For your case, create a line chart with a date histogram on timestamp on the x axis (with minimum interval of 5mins) and sum of count field on the y axis - in most cases (depending on your time range) there will be just a single value per bucket, so it's just calculating the "sum" of a single value which is the value itself and effectively just plotting the individual values.

thanks Flash!

looking at my Y-axis; when I set Sum under Aggregation I get only "geoip.latitude/longitude". poking around a bit I gather that maybe my ES has wrong mapping for my index - my log stash config is:

    input {
        beats {
           port => 5044
        }
        file {
            path => /my/raw/data.csv
            type => order-data-by-region
            exclude => "*.gz"
            start_postion => "beginning"
            sincedb_path => /var/tmp/since.db
        }
    }
    filter {
        csv {
            columns => [
                "queryDate",
                "region",
                "datatype",
                "count"
            ]
           separator => ","
           remove_field => ["message"]
    }
    output {
        elasticsearch {
            hosts => ["http://localhost:9200"]
        }
        stdout {}
    }

given my logstash.conf; I think I would need to set the parsing to INT on my filter { }, so something like change

        columns => [
            "queryDate",
            "region",
            "datatype",
            "count"
        ]

to

        convert => {
            "queryDate" => date_time,
            "region" => string,
            "datatype" => string,
            "count" => integer
        }

hope I am on the right path

thanks again for any help

That approach sounds good.

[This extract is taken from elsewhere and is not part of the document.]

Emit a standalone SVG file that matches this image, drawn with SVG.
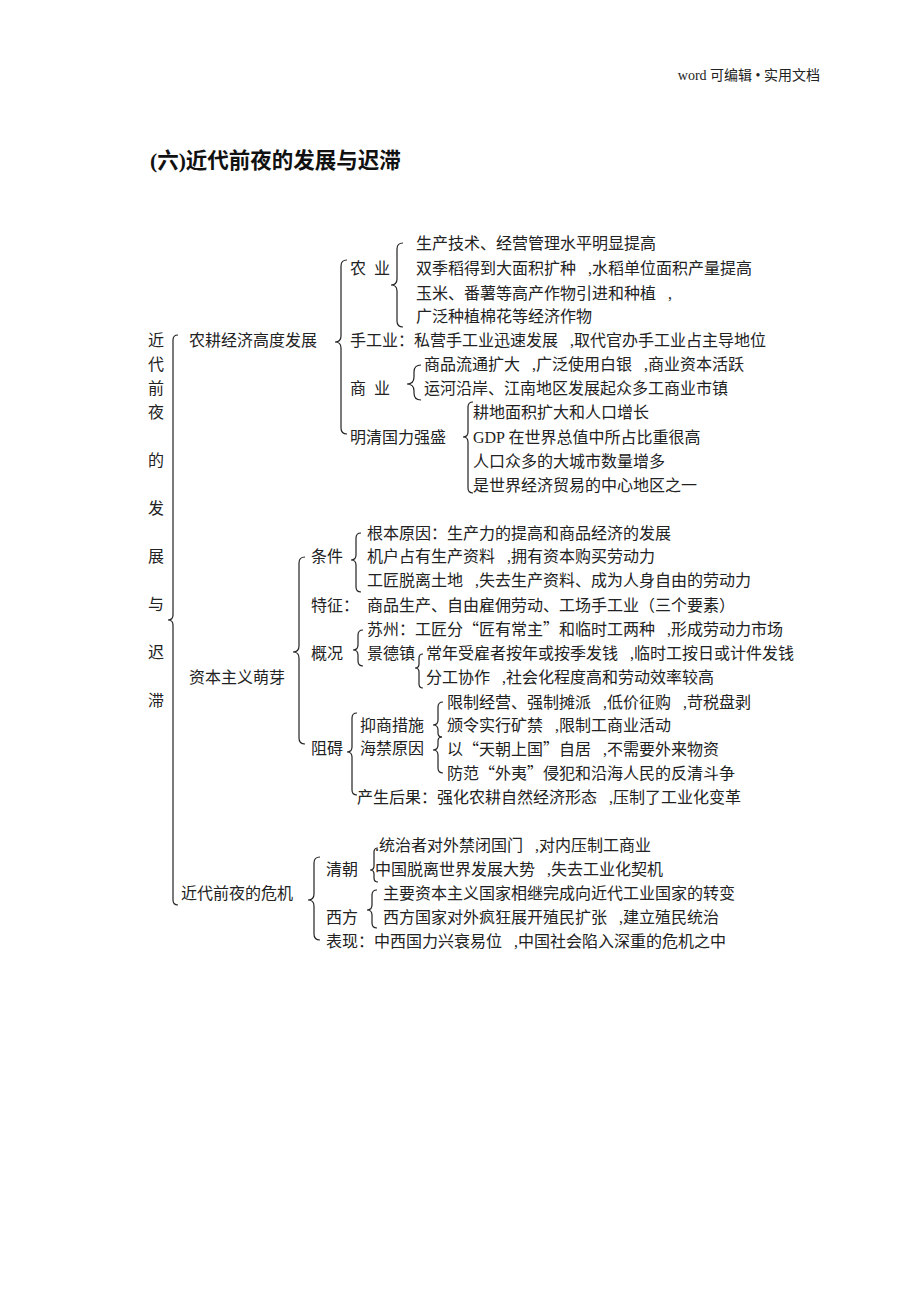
<svg xmlns="http://www.w3.org/2000/svg" width="920" height="1302" viewBox="0 0 920 1302">
<style>
.t{font-family:"Liberation Serif","Noto Sans CJK SC",serif;font-size:16px;fill:#222;word-spacing:8px}
.s{word-spacing:4px}
.g{word-spacing:0}
.q{font-family:"Noto Sans CJK SC",sans-serif}
.h{font-family:"Liberation Serif","Noto Sans CJK SC",serif;font-size:14px;fill:#222}
.ti{font-family:"Liberation Serif","Noto Sans CJK SC",serif;font-size:21.5px;font-weight:bold;fill:#111}
.v{text-anchor:middle}
.b{fill:none;stroke:#222;stroke-width:1.2}
</style>
<rect width="920" height="1302" fill="#fff"/>
<text class="h" x="820" y="80" text-anchor="end">word 可编辑 • 实用文档</text>
<text class="ti" x="150" y="168">(六)近代前夜的发展与迟滞</text>

<g id="root">
<text class="t v" x="156" y="346">近</text>
<text class="t v" x="156" y="370">代</text>
<text class="t v" x="156" y="394">前</text>
<text class="t v" x="156" y="418">夜</text>
<text class="t v" x="156" y="466">的</text>
<text class="t v" x="156" y="514">发</text>
<text class="t v" x="156" y="562">展</text>
<text class="t v" x="156" y="610">与</text>
<text class="t v" x="156" y="658">迟</text>
<text class="t v" x="156" y="706">滞</text>
</g>

<g id="n-agri">
<text class="t" x="189" y="346">农耕经济高度发展</text>
</g>
<g id="n-nongye">
<text class="t s" x="350" y="274">农 业</text>
<text class="t" x="416" y="249">生产技术、经营管理水平明显提高</text>
<text class="t" x="416" y="274">双季稻得到大面积扩种 ,水稻单位面积产量提高</text>
<text class="t" x="416" y="299">玉米、番薯等高产作物引进和种植 ,</text>
<text class="t" x="416" y="322">广泛种植棉花等经济作物</text>
</g>
<g id="n-shougong">
<text class="t" x="350" y="346">手工业：私营手工业迅速发展 ,取代官办手工业占主导地位</text>
</g>
<g id="n-shangye">
<text class="t s" x="350" y="394">商 业</text>
<text class="t" x="424" y="370">商品流通扩大 ,广泛使用白银 ,商业资本活跃</text>
<text class="t" x="424" y="394">运河沿岸、江南地区发展起众多工商业市镇</text>
</g>
<g id="n-mingqing">
<text class="t" x="350" y="443">明清国力强盛</text>
<text class="t" x="473" y="418">耕地面积扩大和人口增长</text>
<text class="t g" x="473" y="443">GDP 在世界总值中所占比重很高</text>
<text class="t" x="473" y="467">人口众多的大城市数量增多</text>
<text class="t" x="473" y="491">是世界经济贸易的中心地区之一</text>
</g>

<g id="n-capital">
<text class="t" x="189" y="683">资本主义萌芽</text>
</g>
<g id="n-tiaojian">
<text class="t" x="311" y="562">条件</text>
<text class="t" x="367" y="539">根本原因：生产力的提高和商品经济的发展</text>
<text class="t" x="367" y="562">机户占有生产资料 ,拥有资本购买劳动力</text>
<text class="t" x="367" y="586">工匠脱离土地 ,失去生产资料、成为人身自由的劳动力</text>
</g>
<g id="n-tezheng">
<text class="t" x="311" y="611">特征：</text>
<text class="t" x="367" y="611">商品生产、自由雇佣劳动、工场手工业（三个要素）</text>
</g>
<g id="n-gaikuang">
<text class="t" x="311" y="659">概况</text>
<text class="t" x="367" y="635">苏州：工匠分<tspan class="q">“</tspan>匠有常主<tspan class="q">”</tspan>和临时工两种 ,形成劳动力市场</text>
<text class="t" x="367" y="659">景德镇</text>
<text class="t" x="426" y="659">常年受雇者按年或按季发钱 ,临时工按日或计件发钱</text>
<text class="t" x="426" y="683">分工协作 ,社会化程度高和劳动效率较高</text>
</g>
<g id="n-zuai">
<text class="t" x="311" y="754">阻碍</text>
<text class="t" x="360" y="731">抑商措施</text>
<text class="t" x="360" y="754">海禁原因</text>
<text class="t" x="447" y="708">限制经营、强制摊派 ,低价征购 ,苛税盘剥</text>
<text class="t" x="447" y="731">颁令实行矿禁 ,限制工商业活动</text>
<text class="t" x="447" y="755">以<tspan class="q">“</tspan>天朝上国<tspan class="q">”</tspan>自居 ,不需要外来物资</text>
<text class="t" x="447" y="779">防范<tspan class="q">“</tspan>外夷<tspan class="q">”</tspan>侵犯和沿海人民的反清斗争</text>
<text class="t" x="357" y="803">产生后果：强化农耕自然经济形态 ,压制了工业化变革</text>
</g>

<g id="n-crisis">
<text class="t" x="181" y="899">近代前夜的危机</text>
</g>
<g id="n-qing">
<text class="t" x="326" y="875">清朝</text>
<text class="t" x="375" y="851">.统治者对外禁闭国门 ,对内压制工商业</text>
<text class="t" x="375" y="875">中国脱离世界发展大势 ,失去工业化契机</text>
</g>
<g id="n-west">
<text class="t" x="326" y="923">西方</text>
<text class="t" x="383" y="899">主要资本主义国家相继完成向近代工业国家的转变</text>
<text class="t" x="383" y="923">西方国家对外疯狂展开殖民扩张 ,建立殖民统治</text>
</g>
<g id="n-biaoxian">
<text class="t" x="326" y="947">表现：中西国力兴衰易位 ,中国社会陷入深重的危机之中</text>
</g>

<g id="connectors">
<path class="b" d="M178 335 Q173 335 173 340 L173 615 Q173 620 168 620 Q173 620 173 625 L173 900 Q173 905 178 905"/>
<path class="b" d="M347 260 Q341 260 341 266 L341 336 Q341 342 335 342 Q341 342 341 348 L341 428 Q341 434 347 434"/>
<path class="b" d="M403 243 Q397 243 397 249 L397 279 Q397 285 391 285 Q397 285 397 291 L397 321 Q397 327 403 327"/>
<path class="b" d="M421 365 Q414 365 414 372 L414 377 Q414 384 407 384 Q414 384 414 391 L414 393 Q414 400 421 400"/>
<path class="b" d="M473 402 Q468 402 468 407 L468 432 Q468 437 463 437 Q468 437 468 442 L468 488 Q468 493 473 493"/>
<path class="b" d="M305 557 Q299 557 299 563 L299 646 Q299 652 293 652 Q299 652 299 658 L299 738 Q299 744 305 744"/>
<path class="b" d="M361 533 Q356 533 356 538 L356 555 Q356 560 351 560 Q356 560 356 565 L356 587 Q356 592 361 592"/>
<path class="b" d="M363 630 Q358 630 358 635 L358 645 Q358 650 353 650 Q358 650 358 655 L358 661 Q358 666 363 666"/>
<path class="b" d="M423 654 Q419 654 419 658 L419 664 Q419 668 415 668 Q419 668 419 672 L419 684 Q419 688 423 688"/>
<path class="b" d="M357 713 Q352 713 352 718 L352 747 Q352 752 347 752 Q352 752 352 757 L352 790 Q352 795 357 795"/>
<path class="b" d="M443 702 Q438 702 438 707 L438 720 Q438 725 433 725 Q438 725 438 730 L438 733 Q438 737 442 737"/>
<path class="b" d="M442 737 Q438 737 438 741 L438 745 Q438 750 433 750 Q438 750 438 755 L438 768 Q438 773 443 773"/>
<path class="b" d="M320 857 Q314 857 314 863 L314 894 Q314 900 308 900 Q314 900 314 906 L314 934 Q314 940 320 940"/>
<path class="b" d="M378 848 Q374 848 374 852 L374 866 Q374 870 370 870 Q374 870 374 874 L374 878 Q374 882 378 882"/>
<path class="b" d="M377 890 Q372 890 372 895 L372 905 Q372 910 367 910 Q372 910 372 915 L372 923 Q372 928 377 928"/>
</g>
</svg>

You can verify by checking the mapping (GET /my-index/_mapping) - it should list the count field as a number type (e.g. integer).

If that's the case, refresh the index pattern in Kibana (the reload button in the top right on the index pattern management page) for Kibana to pick up the changes, then the count field should show up when selecting the sum aggregation.

Awesome got it working, ultimately I just added

convert => {
            "count" => "integer"
        }

(for other readers, no comma's and quote the value!)

one last question Flash if you can - in the visualization - if I am doing a vertical bar chart -
X-axis is the histogram over @timestamp, for my Y-axis I wanted to do a stacked bar chart on the data

so let's say on the data set:

2020/03/01 10:00,US,clients,10
2020/03/01 10:00,US,vendors,12
2020/03/01 10:00,US,warehouses,3
2020/03/01 10:00,CA, vendors,10
2020/03/01 10:00,CA,clients,10
2020/03/01 10:00,CA, warehouses,10
2020/03/01 10:05,US,clients,10
2020/03/01 10:05,US,vendors,12
2020/03/01 10:05,US,warehouses,3
2020/03/01 10:05,CA, vendors,10
2020/03/01 10:05,CA,clients,10
2020/03/01 10:05,CA, warehouses,10

I want to stack by each "type" (column 3), per time series; do you have any pointers? when doing the setup in Kibana

I set up the X-axis as
first layer: split series on date histogram
second layer: sub aggregation on term on field "type"

this stacks its; but the time series moves to the right side Y-axis and the X-axis becomes the value of type.

thanks again!

It sounds like you want the following configuration:

  • First bucket agg: Split series by term on field type
  • Second bucket agg: X axis date histogram on timestamp

great thanks so much Flash. I was able to get this all working.

one final thing.
I am seeing the following error now on my dashboard:

"Request to Elasticsearch failed.  {"error":{"root cause":"Too_many_buckets_exception", "reason":"trying to create too many buckets.  must be less than or equal to 10000..."

so I checked my elasticsearch shard size I have 1 shard/1 replica (default settings). I am going to try to increase my shard size (to 8k? from reading some other forums).

thanks so much for your help again!

This is not related to the shard size, it's about an aggregation which is very expensive because it creates too many individual buckets. Try using "Auto" for the interval or a smaller time span.

looks great thanks to your help Flash.

All the best.

This topic was automatically closed 28 days after the last reply. New replies are no longer allowed.